Much has been written about the 6:5 en banc decision of the Ninth Circuit in Dukes v Wal-Mart Stores.pdf, 605 F.3d 571 (9th Cir. 2010), in which a deeply divided court affirmed the certification of the largest employment class action in history.  Among many other things, the court appeared to give little weight to serious manageability issues, inexplicably relaxed the Daubert standards for expert witnesses in the certification context, and permitted the plaintiffs to rely upon paradoxical theories that combined nondiscriminatory centralized policies with a statistically insignificant sampling of isolated individual reports.

On August 25, 2010 Wal-Mart petitioned the United States Supreme Court for certiorari.  While the petition.pdf cites many of the problems with the decision of the Ninth Circuit majority, its request focuses on two issues. 
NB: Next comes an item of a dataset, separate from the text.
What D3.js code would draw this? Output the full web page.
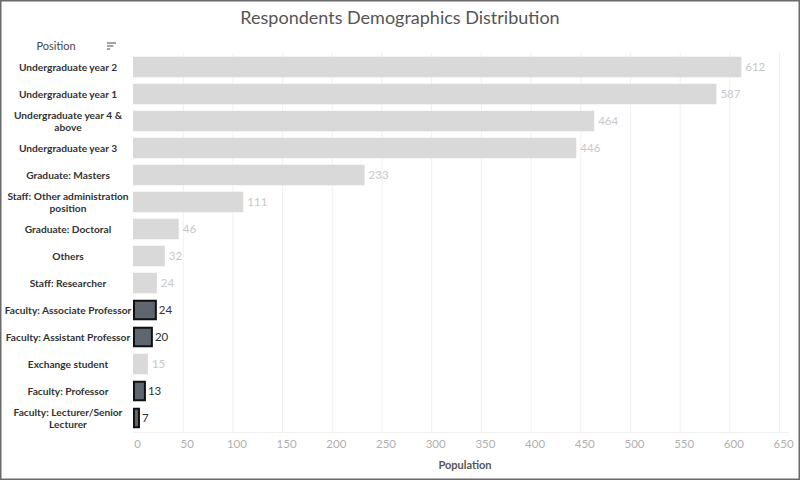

First, it asks the Court to accept cert. to resolve a three-way split among the Circuits regarding the appropriate interplay between Rules 23(b)(2) and 23(b)(3).  Plaintiffs frequently seek to combine the two to obtain a more easily manageable class as in the case of 23(b)(2) and yet still recover punitive damages and other highly individual monetary relief as would be the case under 23(b)(3), even though the requirements of neither Rule is met.  The Ninth Circuit in Dukes suggested that such an approach might be available, while most courts, most notably the Fifth and Eleventh Circuits have rejected it as being inconsistent with the Rules themselves.  The Second Circuit, curiously, has adopted an approach that looks at the plaintiffs’ subjective intent in bringing the suit.  This issue alone is cert-worthy.

Wal-Mart’s second issue will have broader application, however, and is the reason why the case should be accepted for review.  Wal-Mart’s obvious defense to the claims is to demonstrate that its decisions in each of the challenged instances were motivated by legitimate, non-discriminatory reasons.  Put another way, its case is that if the finder of fact looks at the circumstances surrounding each individual decision, it will be apparent that reasons other than gender motivated the decision.  The lower courts, however, have barred Wal-Mart from asserting that defense because it would simply take up too much time and would not be “feasible” in the class action context.  The net result of the District Court and Ninth Circuit’s decision will be that the plaintiffs will be able to use their strongest evidence (some broad-brush statistics), while Wal-Mart cannot use the overwhelming bulk of its case.

Wal-Mart’s petition rightly refers to this as “stripping” its defense.  If it is not “feasible” for a class action to accomodate the defense (or, for that matter, the plaintiffs’ own claims), then the case should never be certified.  No party should be forced to sacrifice its evidence to accomodate the convenience of a class.

Underlying this dispute, as well as the similar controversy over whether employment arbitration agreements MUST provide for class action treatment, is a fundamental disagreement over whether a class action is somehow a substantive right.  Some courts, most notably the Ninth Circuit, seem to believe it is, while most others appear to recognize that a class is simply one of many procedural vehicles, and should only be applied where provided for and where it will not interfere with the parties’ presentation of their claims and defenses.

The bottom line:  The Dukes decision crossed several lines by certifying the class at the expense of the employer’s defenses.  The Supreme Court should accept certiorari and reverse.